In a groundbreaking study published in PLoS Pathogens, researchers from the University of Leicester have unveiled new insights into the interrelation between tuberculosis (TB) and diabetes, significantly enhancing the understanding of how each condition can influence the other. This research complements existing knowledge that diabetes exacerbates TB symptoms but crucially suggests that undiagnosed TB may also predispose individuals to metabolic disorders such as diabetes.
TB, a bacterial infection primarily impacting the lungs, is a major global health challenge, causing over 4,000 fatalities daily. The disease's spread is facilitated by inhaling droplets from an infected individual. Despite its lethality, TB prevention relies heavily on a single vaccine administered mainly to infants and young children. This limited preventive measure underscores the World Health Organisation's prioritization of developing improved vaccines.

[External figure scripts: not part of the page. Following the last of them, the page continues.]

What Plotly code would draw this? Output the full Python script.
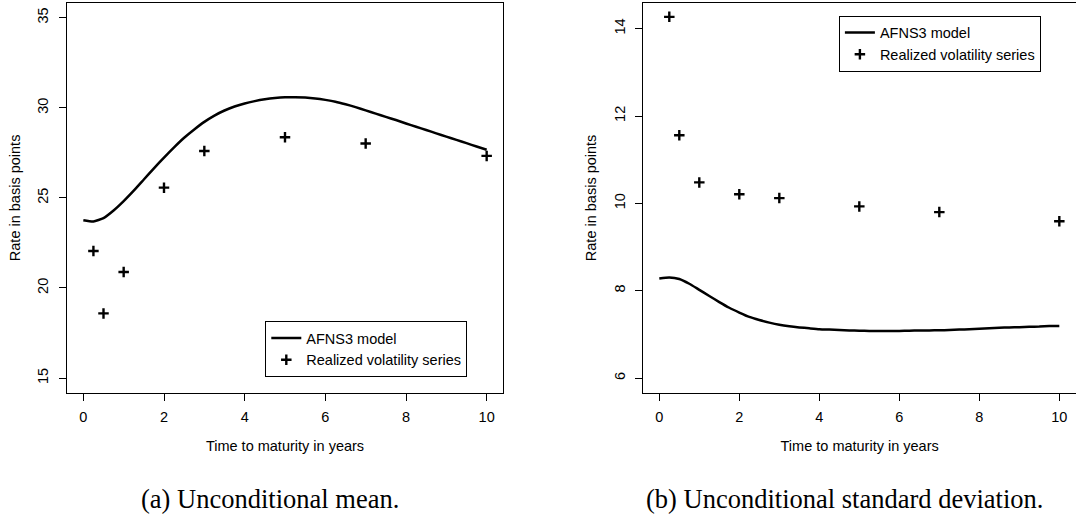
import plotly.graph_objects as go

# ---------------- data ----------------
maturities = [0.25, 0.5, 1, 2, 3, 5, 7, 10]
mean_realized = [22.05, 18.59, 20.89, 25.57, 27.6, 28.37, 28.02, 27.33]
std_realized = [14.27, 11.56, 10.48, 10.21, 10.12, 9.93, 9.80, 9.59]

model_t = [0, 0.25, 0.5, 0.75, 1, 1.25, 1.5, 1.75, 2, 2.25, 2.5, 2.75, 3, 3.25, 3.5,
           3.75, 4, 4.25, 4.5, 4.75, 5, 5.25, 5.5, 5.75, 6, 6.25, 6.5, 6.75, 7, 7.25,
           7.5, 7.75, 8, 8.25, 8.5, 8.75, 9, 9.25, 9.5, 9.75, 10]
mean_model = [23.76, 23.69, 23.88, 24.30, 24.82, 25.40, 26.02, 26.64, 27.24, 27.81,
              28.34, 28.80, 29.22, 29.57, 29.85, 30.07, 30.24, 30.37, 30.47, 30.54,
              30.58, 30.59, 30.57, 30.52, 30.44, 30.34, 30.20, 30.04, 29.86, 29.68,
              29.50, 29.32, 29.13, 28.95, 28.77, 28.58, 28.40, 28.22, 28.04, 27.85, 27.67]
std_model = [8.28, 8.305, 8.27, 8.16, 8.02, 7.88, 7.74, 7.61, 7.50, 7.40,
             7.33, 7.27, 7.22, 7.185, 7.16, 7.14, 7.12, 7.11, 7.10, 7.09,
             7.085, 7.08, 7.08, 7.08, 7.08, 7.085, 7.09, 7.09, 7.095, 7.10,
             7.11, 7.12, 7.13, 7.14, 7.15, 7.16, 7.165, 7.175, 7.18, 7.19, 7.195]

x_ticks = [0, 2, 4, 6, 8, 10]
mean_ticks = [15, 20, 25, 30, 35]
std_ticks = [6, 8, 10, 12, 14]

line_name = "AFNS3 model"
point_name = "Realized volatility series"
x_title = "Time to maturity in years"
y_title = "Rate in basis points"
caption_a = "(a) Unconditional mean."
caption_b = "(b) Unconditional standard deviation."

# ---------------- styling ----------------
W, H = 1076, 514
SANS = "Liberation Sans, Arial, Helvetica, sans-serif"
SERIF = "Liberation Serif, Times New Roman, serif"
FS = 14.5

def px(v):
    return v / W

def py(v):
    return 1 - v / H

fig = go.Figure()

line_style = dict(color="black", width=2.5, shape="spline", smoothing=0.5)
marker_style = dict(symbol="cross-thin", size=7.5, color="black",
                    line=dict(color="black", width=2.4))

fig.add_trace(go.Scatter(x=model_t, y=mean_model, mode="lines", name=line_name,
                         line=line_style, xaxis="x", yaxis="y", legend="legend"))
fig.add_trace(go.Scatter(x=maturities, y=mean_realized, mode="markers", name=point_name,
                         marker=marker_style, xaxis="x", yaxis="y", legend="legend"))
fig.add_trace(go.Scatter(x=model_t, y=std_model, mode="lines", name=line_name,
                         line=line_style, xaxis="x2", yaxis="y2", legend="legend2"))
fig.add_trace(go.Scatter(x=maturities, y=std_realized, mode="markers", name=point_name,
                         marker=marker_style, xaxis="x2", yaxis="y2", legend="legend2"))

ydom = [py(392.5), py(3.3)]

common_x = dict(showline=True, linecolor="black", linewidth=1, ticks="outside",
                ticklen=7, tickwidth=1, tickcolor="black", showgrid=False,
                zeroline=False, ticklabelstandoff=4,
                tickfont=dict(family=SANS, size=FS, color="black"),
                title=dict(text=x_title, font=dict(family=SANS, size=FS, color="black"),
                           standoff=16),
                tickvals=x_ticks, fixedrange=True)
common_y = dict(showline=True, linecolor="black", linewidth=1, ticks="outside",
                ticklen=7, tickwidth=1, tickcolor="black", showgrid=False,
                zeroline=False, tickangle=-90, ticklabelstandoff=5,
                tickfont=dict(family=SANS, size=FS, color="black"),
                title=dict(text=y_title, font=dict(family=SANS, size=FS, color="black"),
                           standoff=11),
                fixedrange=True)

legend_common = dict(bordercolor="black", borderwidth=1, bgcolor="white",
                     font=dict(family=SANS, size=FS, color="black"),
                     tracegroupgap=0, itemwidth=30)

fig.update_layout(
    width=W, height=H, margin=dict(l=0, r=0, t=0, b=0),
    paper_bgcolor="white", plot_bgcolor="white",
    hovermode=False,
    xaxis=dict(common_x, domain=[px(67.2), px(502.8)], range=[-0.4, 10.4],
               anchor="y", mirror=True),
    yaxis=dict(common_y, domain=ydom, range=[14.2, 35.8], anchor="x",
               tickvals=mean_ticks, mirror=True),
    xaxis2=dict(common_x, domain=[px(643.3), 1.0], range=[-0.4, 10.417],
                anchor="y2", mirror=True),
    yaxis2=dict(common_y, domain=ydom, range=[5.67, 14.58], anchor="x2",
                tickvals=std_ticks, mirror=False),
    legend=dict(legend_common, x=px(265.3), xanchor="left", y=py(321), yanchor="top"),
    legend2=dict(legend_common, x=px(838.9), xanchor="left", y=py(15.5), yanchor="top"),
    showlegend=True,
    annotations=[
        dict(text=caption_a, x=px(270), y=py(499.3), xref="paper", yref="paper",
             xanchor="center", yanchor="middle", showarrow=False,
             font=dict(family=SERIF, size=26.5, color="black")),
        dict(text=caption_b, x=px(844.4), y=py(499.3), xref="paper", yref="paper",
             xanchor="center", yanchor="middle", showarrow=False,
             font=dict(family=SERIF, size=26.5, color="black")),
    ],
)

fig.write_html("out.html", config={"displayModeBar": False},
               post_script="document.body.style.margin='0px';"
                           "document.body.style.overflow='hidden';")
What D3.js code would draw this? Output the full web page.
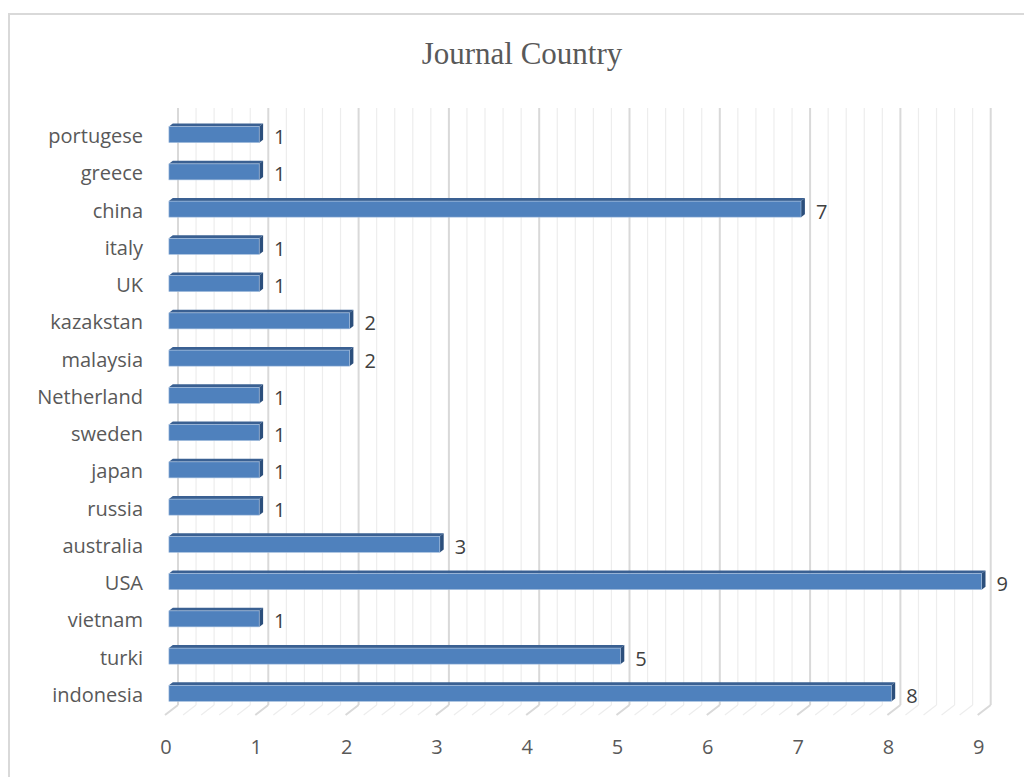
<!DOCTYPE html>
<html>
<head>
<meta charset="utf-8">
<script src="https://cdn.jsdelivr.net/npm/d3@7"></script>
<style>
  body { margin: 0; background: #fff; }
  svg { display: block; }
</style>
</head>
<body>
<div id="graph"></div>
<script>
// data, top to bottom as shown
var countries = ["portugese", "greece", "china", "italy", "UK", "kazakstan", "malaysia",
  "Netherland", "sweden", "japan", "russia", "australia", "USA", "vietnam", "turki", "indonesia"];
var counts = [1, 1, 7, 1, 1, 2, 2, 1, 1, 1, 1, 3, 9, 1, 5, 8];
var ticks = [0, 1, 2, 3, 4, 5, 6, 7, 8, 9];

var width = 1024, height = 777;
var depthX = 13, depthY = -10;   // oblique offset from floor front edge to back wall
var barFront = 0.3, barBack = 0.6; // where the bar sits in the depth

var svg = d3.select("#graph").append("svg")
  .attr("width", width)
  .attr("height", height);

// chart border (runs off the right / bottom of the picture)
svg.append("rect")
  .attr("x", 9).attr("y", 14)
  .attr("width", 1030).attr("height", 800)
  .attr("fill", "none")
  .attr("stroke", "#d9d9d9")
  .attr("stroke-width", 2);

svg.append("text")
  .attr("x", 522).attr("y", 64)
  .attr("text-anchor", "middle")
  .attr("font-family", "Liberation Serif, serif")
  .attr("font-size", 31)
  .attr("fill", "#595959")
  .text("Journal Country");

// x on the front edge of the floor
var x = d3.scaleLinear().domain([0, 9]).range([165, 165 + 9 * 90.3]);
var y = d3.scaleBand().domain(countries).range([116, 712])
  .paddingInner(0.57).paddingOuter(0.285);

var floorY = 715, wallTop = 108;

// gridlines: minor every 0.2, major every 1
var grid = d3.range(0, 9.001, 0.2).map(function(v) { return Math.round(v * 10) / 10; });
var g = svg.append("g");
grid.forEach(function(v) {
  var major = Math.abs(v - Math.round(v)) < 1e-6;
  var col = major ? "#d9d9d9" : "#ededed";
  var sw = major ? 2 : 1.2;
  // back wall
  g.append("line")
    .attr("x1", x(v) + depthX).attr("x2", x(v) + depthX)
    .attr("y1", wallTop).attr("y2", floorY + depthY)
    .attr("stroke", col).attr("stroke-width", sw);
  // floor
  g.append("line")
    .attr("x1", x(v)).attr("y1", floorY)
    .attr("x2", x(v) + depthX).attr("y2", floorY + depthY)
    .attr("stroke", col).attr("stroke-width", sw);
});

// 3D bars
var fx = barFront * depthX, fy = barFront * depthY;
var dx = (barBack - barFront) * depthX, dy = (barBack - barFront) * depthY;
var bars = svg.append("g").selectAll("g")
  .data(countries)
  .enter().append("g");

bars.each(function(c, i) {
  var el = d3.select(this);
  var x0 = x(0) + fx, x1 = x(counts[i]) + fx;
  var y0 = y(c), h = y.bandwidth();
  // top face
  el.append("path")
    .attr("d", "M" + x0 + "," + y0 + "L" + (x0 + dx) + "," + (y0 + dy) +
      "L" + (x1 + dx) + "," + (y0 + dy) + "L" + x1 + "," + y0 + "Z")
    .attr("fill", "#3a6092");
  // end face
  el.append("path")
    .attr("d", "M" + x1 + "," + y0 + "L" + (x1 + dx) + "," + (y0 + dy) +
      "L" + (x1 + dx) + "," + (y0 + dy + h) + "L" + x1 + "," + (y0 + h) + "Z")
    .attr("fill", "#2c4f7c");
  // front face
  el.append("rect")
    .attr("x", x0).attr("y", y0)
    .attr("width", x1 - x0).attr("height", h)
    .attr("fill", "#4f81bd")
    .attr("stroke", "#a9c2e0").attr("stroke-width", 0.6);
  // value label
  el.append("text")
    .attr("x", x1 + dx + 11)
    .attr("y", y0 + h / 2 + 2)
    .attr("dominant-baseline", "central")
    .attr("font-family", "Open Sans, sans-serif")
    .attr("font-size", 20)
    .attr("fill", "#404040")
    .text(counts[i]);
});

// category labels
svg.append("g").selectAll("text")
  .data(countries)
  .enter().append("text")
  .attr("x", 143)
  .attr("y", function(d) { return y(d) + y.bandwidth() / 2 + 1; })
  .attr("dominant-baseline", "central")
  .attr("text-anchor", "end")
  .attr("font-family", "Open Sans, sans-serif")
  .attr("font-size", 20)
  .attr("fill", "#595959")
  .text(function(d) { return d; });

// value axis labels
svg.append("g").selectAll("text")
  .data(ticks)
  .enter().append("text")
  .attr("x", function(d) { return x(d) + 1; })
  .attr("y", 746)
  .attr("dominant-baseline", "central")
  .attr("text-anchor", "middle")
  .attr("font-family", "Open Sans, sans-serif")
  .attr("font-size", 20)
  .attr("fill", "#595959")
  .text(function(d) { return d; });
</script>
</body>
</html>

The University of Leicester's research team is actively engaged in tuberculosis research, seeking to develop more effective vaccines. Their focus is on understanding how undiagnosed and subclinical TB infections can affect overall health. Their recent discovery could unlock the molecular pathways by which immune responses alter liver metabolism, a finding that holds potential for creating targeted therapeutic interventions.
Professor Andrea Cooper, a key contributor to the study as part of the Leicester Tuberculosis Research Group (LTBRG), emphasized a pivotal shift in focus their research brings. "Our paper changes the focus from diabetes making TB worse to the possibility that late diagnosis of TB can contribute to disruption of glucose metabolism, insulin resistance and therefore can promote progress towards diabetes in those that are susceptible," she explained. These revelations underline the necessity for metabolic screening in conjunction with any TB drug or vaccine trials, given that diabetes can compromise treatment efficacy.
The study initially employed laboratory models to scrutinize the liver's response in early TB infection stages, revealing that the liver's immune response can disrupt glucose metabolism. Dr. Mrinal Das, the study's primary author, further validated these findings through the reanalysis of human metabolic data, showing similar disruptions in glucose metabolism when latent TB progressed to active TB.
Looking ahead, Professor Cooper stressed the importance of elucidating the molecular mechanisms behind immune-induced metabolic changes in the liver. This knowledge could facilitate the development of precise interventions. Furthermore, the team aims to explore how latent TB infection—characterized by the presence of TB bacteria without overt symptoms—affects metabolic health in humans.
This pioneering research not only advances our understanding of TB and its intersection with metabolic health but also highlights the potential for innovative therapeutic strategies to mitigate the dual burden of tuberculosis and diabetes.